Everything from the opening line of the records below through the line with "const diamond = (w, h)" must be duplicated exactly, pictures left out.
══ STORED ROWS ══
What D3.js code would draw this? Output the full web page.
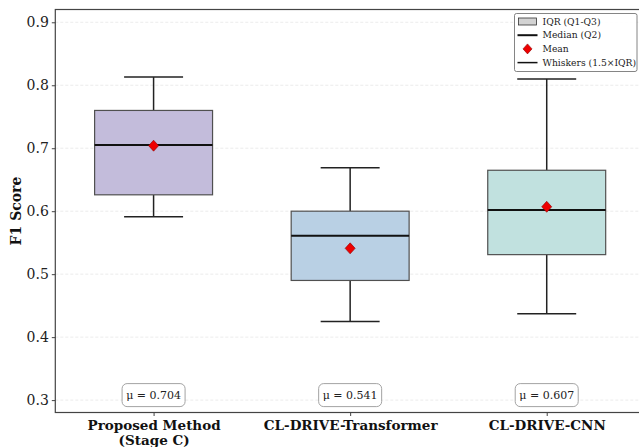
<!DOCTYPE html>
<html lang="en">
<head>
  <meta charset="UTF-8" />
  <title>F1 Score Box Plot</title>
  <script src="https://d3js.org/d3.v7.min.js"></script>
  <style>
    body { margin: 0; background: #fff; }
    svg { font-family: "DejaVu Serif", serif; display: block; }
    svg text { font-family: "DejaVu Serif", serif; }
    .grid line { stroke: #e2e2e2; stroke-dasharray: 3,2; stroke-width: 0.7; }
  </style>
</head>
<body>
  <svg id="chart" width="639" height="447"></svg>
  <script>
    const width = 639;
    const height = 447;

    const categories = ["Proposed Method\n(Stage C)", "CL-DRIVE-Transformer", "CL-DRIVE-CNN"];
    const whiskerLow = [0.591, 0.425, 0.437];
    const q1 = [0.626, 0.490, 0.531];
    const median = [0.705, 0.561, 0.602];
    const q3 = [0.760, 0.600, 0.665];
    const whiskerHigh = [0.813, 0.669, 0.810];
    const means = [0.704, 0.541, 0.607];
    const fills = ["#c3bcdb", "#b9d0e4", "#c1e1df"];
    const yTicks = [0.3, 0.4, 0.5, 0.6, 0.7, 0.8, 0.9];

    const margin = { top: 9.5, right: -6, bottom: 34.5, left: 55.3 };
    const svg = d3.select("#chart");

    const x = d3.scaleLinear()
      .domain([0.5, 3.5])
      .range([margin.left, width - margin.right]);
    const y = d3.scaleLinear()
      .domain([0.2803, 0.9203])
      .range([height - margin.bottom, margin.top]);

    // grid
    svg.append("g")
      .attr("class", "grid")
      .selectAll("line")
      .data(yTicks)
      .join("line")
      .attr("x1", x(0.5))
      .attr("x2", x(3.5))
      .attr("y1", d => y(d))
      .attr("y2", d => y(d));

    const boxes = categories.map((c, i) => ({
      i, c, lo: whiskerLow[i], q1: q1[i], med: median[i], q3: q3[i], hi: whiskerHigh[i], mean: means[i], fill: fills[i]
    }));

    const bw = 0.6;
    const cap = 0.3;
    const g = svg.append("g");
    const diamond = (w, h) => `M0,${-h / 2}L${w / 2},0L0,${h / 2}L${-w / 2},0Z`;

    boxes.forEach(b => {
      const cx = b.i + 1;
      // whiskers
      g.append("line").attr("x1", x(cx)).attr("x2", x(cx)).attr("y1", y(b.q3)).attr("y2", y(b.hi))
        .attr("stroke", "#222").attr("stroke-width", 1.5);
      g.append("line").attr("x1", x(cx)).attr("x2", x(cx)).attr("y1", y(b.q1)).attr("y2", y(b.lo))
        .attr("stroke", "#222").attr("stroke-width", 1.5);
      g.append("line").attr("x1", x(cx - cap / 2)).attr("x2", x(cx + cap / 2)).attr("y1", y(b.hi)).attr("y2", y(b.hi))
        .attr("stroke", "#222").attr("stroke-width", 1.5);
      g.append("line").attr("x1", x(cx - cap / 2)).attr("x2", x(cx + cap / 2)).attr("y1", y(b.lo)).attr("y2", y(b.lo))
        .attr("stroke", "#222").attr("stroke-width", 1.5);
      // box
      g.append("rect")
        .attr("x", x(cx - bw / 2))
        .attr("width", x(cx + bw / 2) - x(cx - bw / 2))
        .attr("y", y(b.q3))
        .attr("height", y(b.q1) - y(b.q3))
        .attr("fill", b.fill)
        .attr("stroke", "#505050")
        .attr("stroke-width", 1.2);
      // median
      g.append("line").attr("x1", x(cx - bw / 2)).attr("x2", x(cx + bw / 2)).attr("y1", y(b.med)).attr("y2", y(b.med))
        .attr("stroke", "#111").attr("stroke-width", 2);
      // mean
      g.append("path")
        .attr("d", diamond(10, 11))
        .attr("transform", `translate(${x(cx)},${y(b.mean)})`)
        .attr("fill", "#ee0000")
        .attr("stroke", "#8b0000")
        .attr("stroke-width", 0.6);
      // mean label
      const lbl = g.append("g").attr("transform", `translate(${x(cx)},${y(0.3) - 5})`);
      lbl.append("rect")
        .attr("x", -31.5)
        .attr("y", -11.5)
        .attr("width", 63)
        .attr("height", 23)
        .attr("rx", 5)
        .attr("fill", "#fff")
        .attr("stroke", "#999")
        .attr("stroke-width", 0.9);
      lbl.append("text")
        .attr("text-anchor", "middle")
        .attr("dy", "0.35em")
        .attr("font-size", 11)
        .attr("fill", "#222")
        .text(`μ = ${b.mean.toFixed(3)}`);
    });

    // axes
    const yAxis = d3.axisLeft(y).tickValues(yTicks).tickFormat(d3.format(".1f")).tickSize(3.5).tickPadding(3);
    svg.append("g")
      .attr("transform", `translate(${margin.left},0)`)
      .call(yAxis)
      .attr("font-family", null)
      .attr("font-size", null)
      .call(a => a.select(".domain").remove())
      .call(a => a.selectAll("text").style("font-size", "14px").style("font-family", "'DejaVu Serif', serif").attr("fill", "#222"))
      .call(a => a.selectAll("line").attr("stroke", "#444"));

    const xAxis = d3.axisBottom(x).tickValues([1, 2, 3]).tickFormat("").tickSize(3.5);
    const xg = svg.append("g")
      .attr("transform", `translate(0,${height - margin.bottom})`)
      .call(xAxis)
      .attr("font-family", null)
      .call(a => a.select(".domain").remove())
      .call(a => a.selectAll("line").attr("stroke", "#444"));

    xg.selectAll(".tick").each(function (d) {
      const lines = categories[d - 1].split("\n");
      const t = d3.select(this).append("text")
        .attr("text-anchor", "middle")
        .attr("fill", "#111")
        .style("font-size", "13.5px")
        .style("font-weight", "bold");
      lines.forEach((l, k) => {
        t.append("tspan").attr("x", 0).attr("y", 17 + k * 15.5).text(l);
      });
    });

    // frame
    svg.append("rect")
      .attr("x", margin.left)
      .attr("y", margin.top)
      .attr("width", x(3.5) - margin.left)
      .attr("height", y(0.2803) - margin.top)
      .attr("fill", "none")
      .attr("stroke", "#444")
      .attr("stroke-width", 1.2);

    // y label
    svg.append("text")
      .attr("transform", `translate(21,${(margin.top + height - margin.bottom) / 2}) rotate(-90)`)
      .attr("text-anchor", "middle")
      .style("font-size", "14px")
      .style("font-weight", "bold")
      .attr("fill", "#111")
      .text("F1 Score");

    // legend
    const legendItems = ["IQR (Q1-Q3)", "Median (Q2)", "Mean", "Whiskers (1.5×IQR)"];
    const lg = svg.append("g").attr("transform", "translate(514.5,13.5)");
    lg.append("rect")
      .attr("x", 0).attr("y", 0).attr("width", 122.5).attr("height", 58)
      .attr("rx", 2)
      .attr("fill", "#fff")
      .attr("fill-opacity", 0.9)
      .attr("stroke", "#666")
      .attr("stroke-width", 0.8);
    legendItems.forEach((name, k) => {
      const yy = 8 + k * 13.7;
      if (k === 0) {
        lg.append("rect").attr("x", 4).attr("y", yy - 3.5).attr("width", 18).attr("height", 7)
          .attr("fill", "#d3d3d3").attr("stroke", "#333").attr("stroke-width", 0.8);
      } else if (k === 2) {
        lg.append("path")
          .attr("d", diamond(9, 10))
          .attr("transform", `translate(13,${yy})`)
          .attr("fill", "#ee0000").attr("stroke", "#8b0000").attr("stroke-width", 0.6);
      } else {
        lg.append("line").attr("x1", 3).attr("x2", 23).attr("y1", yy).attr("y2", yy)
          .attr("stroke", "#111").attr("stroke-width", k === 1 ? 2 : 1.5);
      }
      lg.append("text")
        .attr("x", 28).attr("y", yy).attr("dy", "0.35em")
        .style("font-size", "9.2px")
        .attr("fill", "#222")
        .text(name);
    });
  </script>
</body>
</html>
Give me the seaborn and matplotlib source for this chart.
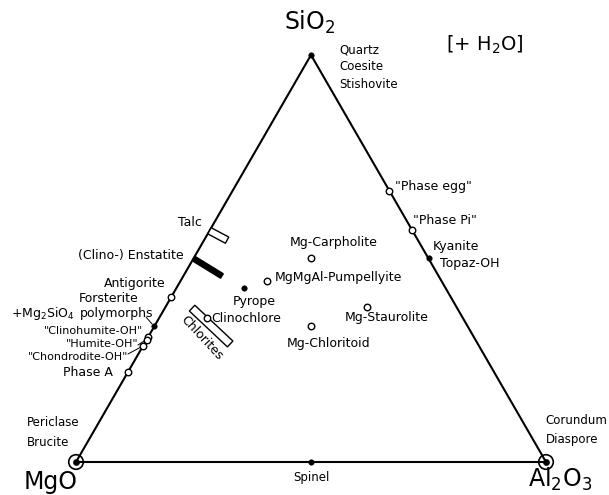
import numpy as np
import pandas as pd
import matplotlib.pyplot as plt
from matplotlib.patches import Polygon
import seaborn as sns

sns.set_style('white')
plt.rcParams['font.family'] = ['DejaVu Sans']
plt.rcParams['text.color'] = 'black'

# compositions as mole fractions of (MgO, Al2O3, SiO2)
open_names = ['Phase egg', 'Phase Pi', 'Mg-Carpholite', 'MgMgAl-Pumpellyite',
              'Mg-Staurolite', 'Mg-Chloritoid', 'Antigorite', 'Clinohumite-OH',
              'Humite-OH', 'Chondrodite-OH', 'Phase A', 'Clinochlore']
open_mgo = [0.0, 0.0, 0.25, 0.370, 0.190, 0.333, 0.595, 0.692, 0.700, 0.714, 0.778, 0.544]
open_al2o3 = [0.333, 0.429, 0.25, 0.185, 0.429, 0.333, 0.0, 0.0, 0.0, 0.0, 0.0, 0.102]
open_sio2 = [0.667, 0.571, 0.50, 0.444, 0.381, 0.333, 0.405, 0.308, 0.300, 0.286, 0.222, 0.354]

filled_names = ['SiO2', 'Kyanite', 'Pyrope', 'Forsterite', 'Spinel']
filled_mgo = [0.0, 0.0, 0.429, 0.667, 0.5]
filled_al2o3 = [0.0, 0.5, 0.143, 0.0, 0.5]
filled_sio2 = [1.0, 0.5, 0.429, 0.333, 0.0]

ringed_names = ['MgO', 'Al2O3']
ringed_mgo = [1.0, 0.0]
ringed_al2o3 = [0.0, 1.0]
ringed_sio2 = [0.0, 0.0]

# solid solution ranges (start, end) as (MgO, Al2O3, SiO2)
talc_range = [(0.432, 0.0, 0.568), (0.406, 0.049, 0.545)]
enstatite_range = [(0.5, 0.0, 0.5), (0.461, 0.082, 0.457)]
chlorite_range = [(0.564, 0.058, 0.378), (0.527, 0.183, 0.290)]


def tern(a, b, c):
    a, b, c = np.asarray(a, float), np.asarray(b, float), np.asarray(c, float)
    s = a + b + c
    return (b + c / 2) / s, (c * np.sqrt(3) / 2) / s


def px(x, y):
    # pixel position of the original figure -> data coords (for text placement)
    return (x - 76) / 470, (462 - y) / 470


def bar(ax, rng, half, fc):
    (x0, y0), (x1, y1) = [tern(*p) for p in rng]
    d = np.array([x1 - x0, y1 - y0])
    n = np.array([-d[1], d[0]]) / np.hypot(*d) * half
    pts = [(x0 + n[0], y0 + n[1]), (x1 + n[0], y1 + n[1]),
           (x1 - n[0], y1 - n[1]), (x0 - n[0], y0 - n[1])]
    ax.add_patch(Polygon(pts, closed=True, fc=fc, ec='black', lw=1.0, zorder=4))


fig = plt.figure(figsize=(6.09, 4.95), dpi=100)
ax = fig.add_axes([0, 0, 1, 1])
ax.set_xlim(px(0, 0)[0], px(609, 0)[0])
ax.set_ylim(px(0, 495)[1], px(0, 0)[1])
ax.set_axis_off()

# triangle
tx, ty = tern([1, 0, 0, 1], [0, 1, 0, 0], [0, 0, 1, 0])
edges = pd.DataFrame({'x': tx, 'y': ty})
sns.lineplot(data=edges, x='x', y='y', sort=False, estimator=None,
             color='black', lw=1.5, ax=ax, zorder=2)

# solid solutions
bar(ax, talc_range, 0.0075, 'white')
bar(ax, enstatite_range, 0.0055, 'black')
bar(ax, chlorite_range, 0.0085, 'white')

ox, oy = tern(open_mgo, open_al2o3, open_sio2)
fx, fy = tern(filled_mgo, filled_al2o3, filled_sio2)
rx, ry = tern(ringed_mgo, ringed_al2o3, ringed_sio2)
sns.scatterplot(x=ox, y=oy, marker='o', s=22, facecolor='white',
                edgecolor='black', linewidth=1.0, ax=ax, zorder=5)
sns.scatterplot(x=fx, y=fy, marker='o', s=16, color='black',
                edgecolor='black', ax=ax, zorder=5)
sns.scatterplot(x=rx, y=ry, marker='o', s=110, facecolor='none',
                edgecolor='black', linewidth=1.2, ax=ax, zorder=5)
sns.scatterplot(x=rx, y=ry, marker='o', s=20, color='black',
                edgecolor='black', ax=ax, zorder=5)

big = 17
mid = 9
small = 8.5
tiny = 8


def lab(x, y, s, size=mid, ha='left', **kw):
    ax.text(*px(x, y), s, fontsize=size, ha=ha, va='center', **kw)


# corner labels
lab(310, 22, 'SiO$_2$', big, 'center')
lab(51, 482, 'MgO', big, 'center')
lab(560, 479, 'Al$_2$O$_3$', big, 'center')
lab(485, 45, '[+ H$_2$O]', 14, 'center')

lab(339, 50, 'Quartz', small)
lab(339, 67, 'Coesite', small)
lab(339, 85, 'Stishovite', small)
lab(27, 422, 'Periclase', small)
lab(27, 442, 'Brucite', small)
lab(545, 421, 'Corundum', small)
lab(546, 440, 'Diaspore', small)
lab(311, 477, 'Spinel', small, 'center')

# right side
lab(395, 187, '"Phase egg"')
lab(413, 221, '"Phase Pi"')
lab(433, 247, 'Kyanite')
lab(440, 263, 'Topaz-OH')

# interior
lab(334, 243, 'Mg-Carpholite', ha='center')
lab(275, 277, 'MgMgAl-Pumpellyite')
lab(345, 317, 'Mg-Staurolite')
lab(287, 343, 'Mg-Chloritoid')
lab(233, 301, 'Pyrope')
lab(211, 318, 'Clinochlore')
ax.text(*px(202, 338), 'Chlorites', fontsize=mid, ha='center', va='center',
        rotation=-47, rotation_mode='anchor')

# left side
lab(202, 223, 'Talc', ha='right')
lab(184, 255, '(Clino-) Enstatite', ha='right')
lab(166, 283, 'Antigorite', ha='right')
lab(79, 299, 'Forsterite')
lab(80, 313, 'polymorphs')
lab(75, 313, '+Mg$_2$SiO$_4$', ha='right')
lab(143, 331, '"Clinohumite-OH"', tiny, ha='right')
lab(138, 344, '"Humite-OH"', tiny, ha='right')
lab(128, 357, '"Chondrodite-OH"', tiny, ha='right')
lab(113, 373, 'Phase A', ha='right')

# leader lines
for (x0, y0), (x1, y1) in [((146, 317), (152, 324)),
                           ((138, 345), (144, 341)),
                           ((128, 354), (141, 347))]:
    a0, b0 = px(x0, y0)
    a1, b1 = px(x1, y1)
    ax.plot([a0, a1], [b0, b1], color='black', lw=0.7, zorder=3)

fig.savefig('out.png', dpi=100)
═══
- **ANSWER IN FULL**
What D3.js code would draw this? Output the full web page.
<!DOCTYPE html>
<html lang="en">
<head>
  <meta charset="UTF-8" />
  <title>F1 Score Box Plot</title>
  <script src="https://d3js.org/d3.v7.min.js"></script>
  <style>
    body { margin: 0; background: #fff; }
    svg { font-family: "DejaVu Serif", serif; display: block; }
    svg text { font-family: "DejaVu Serif", serif; }
    .grid line { stroke: #e2e2e2; stroke-dasharray: 3,2; stroke-width: 0.7; }
  </style>
</head>
<body>
  <svg id="chart" width="639" height="447"></svg>
  <script>
    const width = 639;
    const height = 447;

    const categories = ["Proposed Method\n(Stage C)", "CL-DRIVE-Transformer", "CL-DRIVE-CNN"];
    const whiskerLow = [0.591, 0.425, 0.437];
    const q1 = [0.626, 0.490, 0.531];
    const median = [0.705, 0.561, 0.602];
    const q3 = [0.760, 0.600, 0.665];
    const whiskerHigh = [0.813, 0.669, 0.810];
    const means = [0.704, 0.541, 0.607];
    const fills = ["#c3bcdb", "#b9d0e4", "#c1e1df"];
    const yTicks = [0.3, 0.4, 0.5, 0.6, 0.7, 0.8, 0.9];

    const margin = { top: 9.5, right: -6, bottom: 34.5, left: 55.3 };
    const svg = d3.select("#chart");

    const x = d3.scaleLinear()
      .domain([0.5, 3.5])
      .range([margin.left, width - margin.right]);
    const y = d3.scaleLinear()
      .domain([0.2803, 0.9203])
      .range([height - margin.bottom, margin.top]);

    // grid
    svg.append("g")
      .attr("class", "grid")
      .selectAll("line")
      .data(yTicks)
      .join("line")
      .attr("x1", x(0.5))
      .attr("x2", x(3.5))
      .attr("y1", d => y(d))
      .attr("y2", d => y(d));

    const boxes = categories.map((c, i) => ({
      i, c, lo: whiskerLow[i], q1: q1[i], med: median[i], q3: q3[i], hi: whiskerHigh[i], mean: means[i], fill: fills[i]
    }));

    const bw = 0.6;
    const cap = 0.3;
    const g = svg.append("g");
    const diamond = (w, h) => `M0,${-h / 2}L${w / 2},0L0,${h / 2}L${-w / 2},0Z`;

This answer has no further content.